**DATA PROVIDED**:
________________________________________

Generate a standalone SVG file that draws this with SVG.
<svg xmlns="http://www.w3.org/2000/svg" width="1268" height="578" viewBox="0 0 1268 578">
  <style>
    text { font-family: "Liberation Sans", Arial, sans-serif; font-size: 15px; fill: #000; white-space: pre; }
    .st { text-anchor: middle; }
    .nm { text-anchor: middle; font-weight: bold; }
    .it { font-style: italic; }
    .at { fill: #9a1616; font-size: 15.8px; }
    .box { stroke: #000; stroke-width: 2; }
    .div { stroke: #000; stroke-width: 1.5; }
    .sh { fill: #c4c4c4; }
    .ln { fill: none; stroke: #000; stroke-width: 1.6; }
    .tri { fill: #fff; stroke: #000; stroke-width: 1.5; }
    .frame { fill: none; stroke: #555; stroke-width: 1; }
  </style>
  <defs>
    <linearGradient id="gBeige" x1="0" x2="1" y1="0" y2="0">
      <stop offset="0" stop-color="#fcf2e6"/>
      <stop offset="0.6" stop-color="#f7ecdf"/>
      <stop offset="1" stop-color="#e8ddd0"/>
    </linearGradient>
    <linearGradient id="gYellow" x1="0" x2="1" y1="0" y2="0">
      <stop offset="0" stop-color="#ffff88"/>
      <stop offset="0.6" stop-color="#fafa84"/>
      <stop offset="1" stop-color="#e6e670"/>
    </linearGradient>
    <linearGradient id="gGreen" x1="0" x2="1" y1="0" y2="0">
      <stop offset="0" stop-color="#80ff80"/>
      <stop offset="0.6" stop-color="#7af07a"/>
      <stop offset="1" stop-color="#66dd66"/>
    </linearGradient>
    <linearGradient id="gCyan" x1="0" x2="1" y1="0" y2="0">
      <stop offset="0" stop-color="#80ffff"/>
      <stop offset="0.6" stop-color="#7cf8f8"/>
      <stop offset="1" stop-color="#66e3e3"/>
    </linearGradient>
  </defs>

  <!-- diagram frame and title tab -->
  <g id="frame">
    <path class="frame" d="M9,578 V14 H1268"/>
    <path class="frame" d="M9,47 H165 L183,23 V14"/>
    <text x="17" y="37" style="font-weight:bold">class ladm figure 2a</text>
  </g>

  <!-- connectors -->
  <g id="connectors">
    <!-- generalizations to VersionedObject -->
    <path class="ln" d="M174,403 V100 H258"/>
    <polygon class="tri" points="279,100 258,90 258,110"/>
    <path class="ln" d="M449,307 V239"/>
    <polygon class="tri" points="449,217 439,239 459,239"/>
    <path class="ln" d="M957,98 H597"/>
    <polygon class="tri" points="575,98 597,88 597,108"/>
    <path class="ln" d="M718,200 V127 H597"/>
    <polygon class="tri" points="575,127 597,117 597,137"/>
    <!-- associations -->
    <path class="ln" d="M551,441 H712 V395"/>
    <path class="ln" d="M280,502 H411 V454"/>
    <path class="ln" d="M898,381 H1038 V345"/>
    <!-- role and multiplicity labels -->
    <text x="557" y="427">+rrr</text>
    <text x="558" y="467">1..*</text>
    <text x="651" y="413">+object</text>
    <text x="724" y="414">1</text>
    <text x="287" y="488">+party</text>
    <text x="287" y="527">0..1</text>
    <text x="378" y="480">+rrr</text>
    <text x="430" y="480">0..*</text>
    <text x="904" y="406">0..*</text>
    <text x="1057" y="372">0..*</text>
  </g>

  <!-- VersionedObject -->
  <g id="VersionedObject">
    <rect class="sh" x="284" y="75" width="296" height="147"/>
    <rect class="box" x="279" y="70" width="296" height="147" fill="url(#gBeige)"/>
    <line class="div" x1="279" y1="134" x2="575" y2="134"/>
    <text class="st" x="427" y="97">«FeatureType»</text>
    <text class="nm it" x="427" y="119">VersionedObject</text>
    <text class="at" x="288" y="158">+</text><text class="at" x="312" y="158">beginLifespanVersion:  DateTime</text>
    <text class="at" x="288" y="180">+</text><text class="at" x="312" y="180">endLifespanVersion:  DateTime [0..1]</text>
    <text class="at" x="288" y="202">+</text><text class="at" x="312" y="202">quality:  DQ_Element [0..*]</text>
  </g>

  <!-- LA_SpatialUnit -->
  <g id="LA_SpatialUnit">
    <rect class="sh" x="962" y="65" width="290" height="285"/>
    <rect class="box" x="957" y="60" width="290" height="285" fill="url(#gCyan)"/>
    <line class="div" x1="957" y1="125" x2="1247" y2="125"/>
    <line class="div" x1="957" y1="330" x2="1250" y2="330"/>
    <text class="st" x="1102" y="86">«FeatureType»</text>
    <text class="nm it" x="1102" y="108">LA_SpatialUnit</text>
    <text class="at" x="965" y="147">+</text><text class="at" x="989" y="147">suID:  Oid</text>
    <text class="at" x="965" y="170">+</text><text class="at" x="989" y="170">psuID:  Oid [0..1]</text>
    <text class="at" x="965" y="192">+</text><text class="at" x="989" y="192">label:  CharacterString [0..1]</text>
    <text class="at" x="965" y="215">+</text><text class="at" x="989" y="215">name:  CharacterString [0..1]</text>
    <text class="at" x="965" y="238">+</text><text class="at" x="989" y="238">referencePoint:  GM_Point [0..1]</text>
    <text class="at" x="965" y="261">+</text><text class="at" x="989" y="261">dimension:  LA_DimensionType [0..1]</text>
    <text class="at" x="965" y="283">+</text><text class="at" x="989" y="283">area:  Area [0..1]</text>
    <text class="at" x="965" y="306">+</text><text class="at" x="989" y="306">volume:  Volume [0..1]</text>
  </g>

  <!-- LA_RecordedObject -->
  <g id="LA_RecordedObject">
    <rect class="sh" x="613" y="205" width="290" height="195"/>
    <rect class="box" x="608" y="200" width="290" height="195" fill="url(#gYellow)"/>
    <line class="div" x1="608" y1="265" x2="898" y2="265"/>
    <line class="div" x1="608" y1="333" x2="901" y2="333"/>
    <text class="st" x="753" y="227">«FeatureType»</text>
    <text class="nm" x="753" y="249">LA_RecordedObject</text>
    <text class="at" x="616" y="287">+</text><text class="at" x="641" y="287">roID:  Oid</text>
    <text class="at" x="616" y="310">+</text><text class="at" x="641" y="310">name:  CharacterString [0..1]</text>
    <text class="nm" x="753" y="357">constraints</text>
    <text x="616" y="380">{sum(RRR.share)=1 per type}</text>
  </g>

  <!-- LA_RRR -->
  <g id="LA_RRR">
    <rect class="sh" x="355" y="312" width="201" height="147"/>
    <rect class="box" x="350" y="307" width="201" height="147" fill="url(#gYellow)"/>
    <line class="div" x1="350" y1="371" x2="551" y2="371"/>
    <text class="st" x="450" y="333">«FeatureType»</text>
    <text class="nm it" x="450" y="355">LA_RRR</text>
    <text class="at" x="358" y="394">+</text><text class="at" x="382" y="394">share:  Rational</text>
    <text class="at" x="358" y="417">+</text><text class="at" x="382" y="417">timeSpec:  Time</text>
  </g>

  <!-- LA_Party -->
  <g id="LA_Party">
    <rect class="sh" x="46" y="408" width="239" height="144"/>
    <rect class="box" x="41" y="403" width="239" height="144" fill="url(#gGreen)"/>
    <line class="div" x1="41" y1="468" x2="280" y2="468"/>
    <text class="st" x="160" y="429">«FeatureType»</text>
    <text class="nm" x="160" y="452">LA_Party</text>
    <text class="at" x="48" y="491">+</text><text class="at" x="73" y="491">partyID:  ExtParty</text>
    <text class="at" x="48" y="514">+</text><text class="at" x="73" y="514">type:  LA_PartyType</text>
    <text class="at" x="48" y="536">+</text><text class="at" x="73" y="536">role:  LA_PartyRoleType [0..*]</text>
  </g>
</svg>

________________________________________

**WHAT THE TASK REQUIRES**:
Copy out all of the data exactly, leaving nothing out.

**RESULT FOR THIS TASK**:
Generate a standalone SVG file that draws this with SVG.
<svg xmlns="http://www.w3.org/2000/svg" width="1268" height="578" viewBox="0 0 1268 578">
  <style>
    text { font-family: "Liberation Sans", Arial, sans-serif; font-size: 15px; fill: #000; white-space: pre; }
    .st { text-anchor: middle; }
    .nm { text-anchor: middle; font-weight: bold; }
    .it { font-style: italic; }
    .at { fill: #9a1616; font-size: 15.8px; }
    .box { stroke: #000; stroke-width: 2; }
    .div { stroke: #000; stroke-width: 1.5; }
    .sh { fill: #c4c4c4; }
    .ln { fill: none; stroke: #000; stroke-width: 1.6; }
    .tri { fill: #fff; stroke: #000; stroke-width: 1.5; }
    .frame { fill: none; stroke: #555; stroke-width: 1; }
  </style>
  <defs>
    <linearGradient id="gBeige" x1="0" x2="1" y1="0" y2="0">
      <stop offset="0" stop-color="#fcf2e6"/>
      <stop offset="0.6" stop-color="#f7ecdf"/>
      <stop offset="1" stop-color="#e8ddd0"/>
    </linearGradient>
    <linearGradient id="gYellow" x1="0" x2="1" y1="0" y2="0">
      <stop offset="0" stop-color="#ffff88"/>
      <stop offset="0.6" stop-color="#fafa84"/>
      <stop offset="1" stop-color="#e6e670"/>
    </linearGradient>
    <linearGradient id="gGreen" x1="0" x2="1" y1="0" y2="0">
      <stop offset="0" stop-color="#80ff80"/>
      <stop offset="0.6" stop-color="#7af07a"/>
      <stop offset="1" stop-color="#66dd66"/>
    </linearGradient>
    <linearGradient id="gCyan" x1="0" x2="1" y1="0" y2="0">
      <stop offset="0" stop-color="#80ffff"/>
      <stop offset="0.6" stop-color="#7cf8f8"/>
      <stop offset="1" stop-color="#66e3e3"/>
    </linearGradient>
  </defs>

  <!-- diagram frame and title tab -->
  <g id="frame">
    <path class="frame" d="M9,578 V14 H1268"/>
    <path class="frame" d="M9,47 H165 L183,23 V14"/>
    <text x="17" y="37" style="font-weight:bold">class ladm figure 2a</text>
  </g>

  <!-- connectors -->
  <g id="connectors">
    <!-- generalizations to VersionedObject -->
    <path class="ln" d="M174,403 V100 H258"/>
    <polygon class="tri" points="279,100 258,90 258,110"/>
    <path class="ln" d="M449,307 V239"/>
    <polygon class="tri" points="449,217 439,239 459,239"/>
    <path class="ln" d="M957,98 H597"/>
    <polygon class="tri" points="575,98 597,88 597,108"/>
    <path class="ln" d="M718,200 V127 H597"/>
    <polygon class="tri" points="575,127 597,117 597,137"/>
    <!-- associations -->
    <path class="ln" d="M551,441 H712 V395"/>
    <path class="ln" d="M280,502 H411 V454"/>
    <path class="ln" d="M898,381 H1038 V345"/>
    <!-- role and multiplicity labels -->
    <text x="557" y="427">+rrr</text>
    <text x="558" y="467">1..*</text>
    <text x="651" y="413">+object</text>
    <text x="724" y="414">1</text>
    <text x="287" y="488">+party</text>
    <text x="287" y="527">0..1</text>
    <text x="378" y="480">+rrr</text>
    <text x="430" y="480">0..*</text>
    <text x="904" y="406">0..*</text>
    <text x="1057" y="372">0..*</text>
  </g>

  <!-- VersionedObject -->
  <g id="VersionedObject">
    <rect class="sh" x="284" y="75" width="296" height="147"/>
    <rect class="box" x="279" y="70" width="296" height="147" fill="url(#gBeige)"/>
    <line class="div" x1="279" y1="134" x2="575" y2="134"/>
    <text class="st" x="427" y="97">«FeatureType»</text>
    <text class="nm it" x="427" y="119">VersionedObject</text>
    <text class="at" x="288" y="158">+</text><text class="at" x="312" y="158">beginLifespanVersion:  DateTime</text>
    <text class="at" x="288" y="180">+</text><text class="at" x="312" y="180">endLifespanVersion:  DateTime [0..1]</text>
    <text class="at" x="288" y="202">+</text><text class="at" x="312" y="202">quality:  DQ_Element [0..*]</text>
  </g>

  <!-- LA_SpatialUnit -->
  <g id="LA_SpatialUnit">
    <rect class="sh" x="962" y="65" width="290" height="285"/>
    <rect class="box" x="957" y="60" width="290" height="285" fill="url(#gCyan)"/>
    <line class="div" x1="957" y1="125" x2="1247" y2="125"/>
    <line class="div" x1="957" y1="330" x2="1250" y2="330"/>
    <text class="st" x="1102" y="86">«FeatureType»</text>
    <text class="nm it" x="1102" y="108">LA_SpatialUnit</text>
    <text class="at" x="965" y="147">+</text><text class="at" x="989" y="147">suID:  Oid</text>
    <text class="at" x="965" y="170">+</text><text class="at" x="989" y="170">psuID:  Oid [0..1]</text>
    <text class="at" x="965" y="192">+</text><text class="at" x="989" y="192">label:  CharacterString [0..1]</text>
    <text class="at" x="965" y="215">+</text><text class="at" x="989" y="215">name:  CharacterString [0..1]</text>
    <text class="at" x="965" y="238">+</text><text class="at" x="989" y="238">referencePoint:  GM_Point [0..1]</text>
    <text class="at" x="965" y="261">+</text><text class="at" x="989" y="261">dimension:  LA_DimensionType [0..1]</text>
    <text class="at" x="965" y="283">+</text><text class="at" x="989" y="283">area:  Area [0..1]</text>
    <text class="at" x="965" y="306">+</text><text class="at" x="989" y="306">volume:  Volume [0..1]</text>
  </g>

  <!-- LA_RecordedObject -->
  <g id="LA_RecordedObject">
    <rect class="sh" x="613" y="205" width="290" height="195"/>
    <rect class="box" x="608" y="200" width="290" height="195" fill="url(#gYellow)"/>
    <line class="div" x1="608" y1="265" x2="898" y2="265"/>
    <line class="div" x1="608" y1="333" x2="901" y2="333"/>
    <text class="st" x="753" y="227">«FeatureType»</text>
    <text class="nm" x="753" y="249">LA_RecordedObject</text>
    <text class="at" x="616" y="287">+</text><text class="at" x="641" y="287">roID:  Oid</text>
    <text class="at" x="616" y="310">+</text><text class="at" x="641" y="310">name:  CharacterString [0..1]</text>
    <text class="nm" x="753" y="357">constraints</text>
    <text x="616" y="380">{sum(RRR.share)=1 per type}</text>
  </g>

  <!-- LA_RRR -->
  <g id="LA_RRR">
    <rect class="sh" x="355" y="312" width="201" height="147"/>
    <rect class="box" x="350" y="307" width="201" height="147" fill="url(#gYellow)"/>
    <line class="div" x1="350" y1="371" x2="551" y2="371"/>
    <text class="st" x="450" y="333">«FeatureType»</text>
    <text class="nm it" x="450" y="355">LA_RRR</text>
    <text class="at" x="358" y="394">+</text><text class="at" x="382" y="394">share:  Rational</text>
    <text class="at" x="358" y="417">+</text><text class="at" x="382" y="417">timeSpec:  Time</text>
  </g>

  <!-- LA_Party -->
  <g id="LA_Party">
    <rect class="sh" x="46" y="408" width="239" height="144"/>
    <rect class="box" x="41" y="403" width="239" height="144" fill="url(#gGreen)"/>
    <line class="div" x1="41" y1="468" x2="280" y2="468"/>
    <text class="st" x="160" y="429">«FeatureType»</text>
    <text class="nm" x="160" y="452">LA_Party</text>
    <text class="at" x="48" y="491">+</text><text class="at" x="73" y="491">partyID:  ExtParty</text>
    <text class="at" x="48" y="514">+</text><text class="at" x="73" y="514">type:  LA_PartyType</text>
    <text class="at" x="48" y="536">+</text><text class="at" x="73" y="536">role:  LA_PartyRoleType [0..*]</text>
  </g>
</svg>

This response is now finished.